Write out, word for word, every line from the first one through the line that holds "const simDepth = [70,70]", and nothing else; skip the pictures.
* * * * * * *
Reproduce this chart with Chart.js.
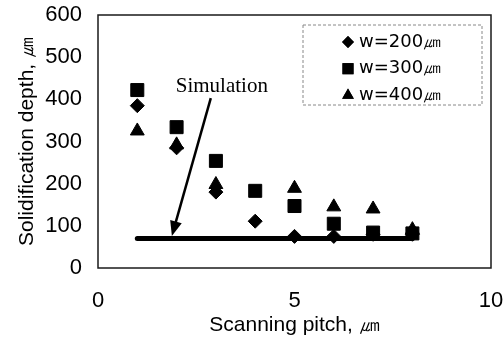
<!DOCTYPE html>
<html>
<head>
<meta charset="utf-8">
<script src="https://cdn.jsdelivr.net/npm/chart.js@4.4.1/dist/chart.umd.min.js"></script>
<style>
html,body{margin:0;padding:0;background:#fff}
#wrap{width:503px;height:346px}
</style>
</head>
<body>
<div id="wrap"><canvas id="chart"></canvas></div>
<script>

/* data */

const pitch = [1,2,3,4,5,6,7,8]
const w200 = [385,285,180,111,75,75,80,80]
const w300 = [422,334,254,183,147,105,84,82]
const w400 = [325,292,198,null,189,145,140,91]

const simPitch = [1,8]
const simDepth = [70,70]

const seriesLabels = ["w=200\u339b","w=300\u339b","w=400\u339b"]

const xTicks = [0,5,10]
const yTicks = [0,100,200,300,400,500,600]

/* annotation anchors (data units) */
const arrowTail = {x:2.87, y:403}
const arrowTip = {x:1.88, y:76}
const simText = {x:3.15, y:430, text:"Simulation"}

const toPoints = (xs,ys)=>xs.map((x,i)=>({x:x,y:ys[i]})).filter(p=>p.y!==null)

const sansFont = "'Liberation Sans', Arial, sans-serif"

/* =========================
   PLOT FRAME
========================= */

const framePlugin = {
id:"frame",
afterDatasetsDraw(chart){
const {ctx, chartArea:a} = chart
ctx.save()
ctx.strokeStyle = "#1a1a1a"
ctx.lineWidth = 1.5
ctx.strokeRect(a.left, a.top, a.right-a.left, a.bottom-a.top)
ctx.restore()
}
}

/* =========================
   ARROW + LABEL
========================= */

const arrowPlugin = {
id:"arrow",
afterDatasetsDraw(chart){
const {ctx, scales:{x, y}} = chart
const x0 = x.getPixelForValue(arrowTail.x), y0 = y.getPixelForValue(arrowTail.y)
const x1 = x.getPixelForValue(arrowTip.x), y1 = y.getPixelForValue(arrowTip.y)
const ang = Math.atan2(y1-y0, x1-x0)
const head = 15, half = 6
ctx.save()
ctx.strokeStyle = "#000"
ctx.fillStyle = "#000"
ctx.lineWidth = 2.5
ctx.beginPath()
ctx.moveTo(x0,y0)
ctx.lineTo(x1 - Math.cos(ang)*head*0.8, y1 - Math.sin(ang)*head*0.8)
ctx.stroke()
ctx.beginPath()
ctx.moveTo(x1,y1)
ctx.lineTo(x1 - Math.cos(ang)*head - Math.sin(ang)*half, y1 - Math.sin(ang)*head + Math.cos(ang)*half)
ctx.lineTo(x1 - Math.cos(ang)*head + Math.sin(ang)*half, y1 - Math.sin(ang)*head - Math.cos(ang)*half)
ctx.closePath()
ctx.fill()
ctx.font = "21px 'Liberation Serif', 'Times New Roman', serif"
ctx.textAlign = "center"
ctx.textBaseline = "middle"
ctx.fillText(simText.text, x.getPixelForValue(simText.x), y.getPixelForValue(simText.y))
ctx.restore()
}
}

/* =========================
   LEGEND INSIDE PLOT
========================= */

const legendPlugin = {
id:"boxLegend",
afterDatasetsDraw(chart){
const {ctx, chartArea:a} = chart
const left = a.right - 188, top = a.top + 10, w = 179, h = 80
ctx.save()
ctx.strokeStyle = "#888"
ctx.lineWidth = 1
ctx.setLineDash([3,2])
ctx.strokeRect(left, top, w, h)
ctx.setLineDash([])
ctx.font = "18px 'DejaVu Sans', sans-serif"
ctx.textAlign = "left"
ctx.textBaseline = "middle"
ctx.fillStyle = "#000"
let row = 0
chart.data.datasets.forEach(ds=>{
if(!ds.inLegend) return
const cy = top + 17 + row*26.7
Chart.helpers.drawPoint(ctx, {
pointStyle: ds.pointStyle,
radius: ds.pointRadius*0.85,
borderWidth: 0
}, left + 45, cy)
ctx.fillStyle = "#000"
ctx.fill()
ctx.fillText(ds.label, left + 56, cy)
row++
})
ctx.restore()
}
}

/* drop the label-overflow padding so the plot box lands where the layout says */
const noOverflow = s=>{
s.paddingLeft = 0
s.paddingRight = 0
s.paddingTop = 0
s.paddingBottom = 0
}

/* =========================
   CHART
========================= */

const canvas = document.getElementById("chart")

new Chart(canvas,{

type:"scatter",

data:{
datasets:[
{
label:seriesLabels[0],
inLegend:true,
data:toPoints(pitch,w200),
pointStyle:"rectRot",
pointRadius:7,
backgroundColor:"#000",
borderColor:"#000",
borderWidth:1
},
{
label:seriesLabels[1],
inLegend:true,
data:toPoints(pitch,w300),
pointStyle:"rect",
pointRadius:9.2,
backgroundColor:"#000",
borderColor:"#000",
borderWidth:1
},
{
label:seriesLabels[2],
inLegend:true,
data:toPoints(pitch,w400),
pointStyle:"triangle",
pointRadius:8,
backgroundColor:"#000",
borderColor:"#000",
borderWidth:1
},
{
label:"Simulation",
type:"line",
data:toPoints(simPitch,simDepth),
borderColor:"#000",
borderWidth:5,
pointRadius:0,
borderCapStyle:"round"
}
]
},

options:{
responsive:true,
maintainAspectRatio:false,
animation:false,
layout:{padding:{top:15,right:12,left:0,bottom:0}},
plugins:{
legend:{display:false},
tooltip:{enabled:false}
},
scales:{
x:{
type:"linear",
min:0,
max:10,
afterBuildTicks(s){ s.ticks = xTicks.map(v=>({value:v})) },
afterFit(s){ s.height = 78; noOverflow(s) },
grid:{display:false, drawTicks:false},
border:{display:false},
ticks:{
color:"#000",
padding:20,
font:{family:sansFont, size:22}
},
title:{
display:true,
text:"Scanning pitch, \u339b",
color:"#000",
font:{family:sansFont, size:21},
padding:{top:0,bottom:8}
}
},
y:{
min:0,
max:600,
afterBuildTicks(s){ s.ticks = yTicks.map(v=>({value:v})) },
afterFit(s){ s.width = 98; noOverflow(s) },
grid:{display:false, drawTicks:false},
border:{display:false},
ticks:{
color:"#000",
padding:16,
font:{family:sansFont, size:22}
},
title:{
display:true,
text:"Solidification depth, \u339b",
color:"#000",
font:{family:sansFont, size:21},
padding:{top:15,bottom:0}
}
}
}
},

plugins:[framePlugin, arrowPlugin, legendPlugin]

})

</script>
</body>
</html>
* * * * * * *
■ **Correct output**
Reproduce this chart with Chart.js.
<!DOCTYPE html>
<html>
<head>
<meta charset="utf-8">
<script src="https://cdn.jsdelivr.net/npm/chart.js@4.4.1/dist/chart.umd.min.js"></script>
<style>
html,body{margin:0;padding:0;background:#fff}
#wrap{width:503px;height:346px}
</style>
</head>
<body>
<div id="wrap"><canvas id="chart"></canvas></div>
<script>

/* data */

const pitch = [1,2,3,4,5,6,7,8]
const w200 = [385,285,180,111,75,75,80,80]
const w300 = [422,334,254,183,147,105,84,82]
const w400 = [325,292,198,null,189,145,140,91]

const simPitch = [1,8]
const simDepth = [70,70]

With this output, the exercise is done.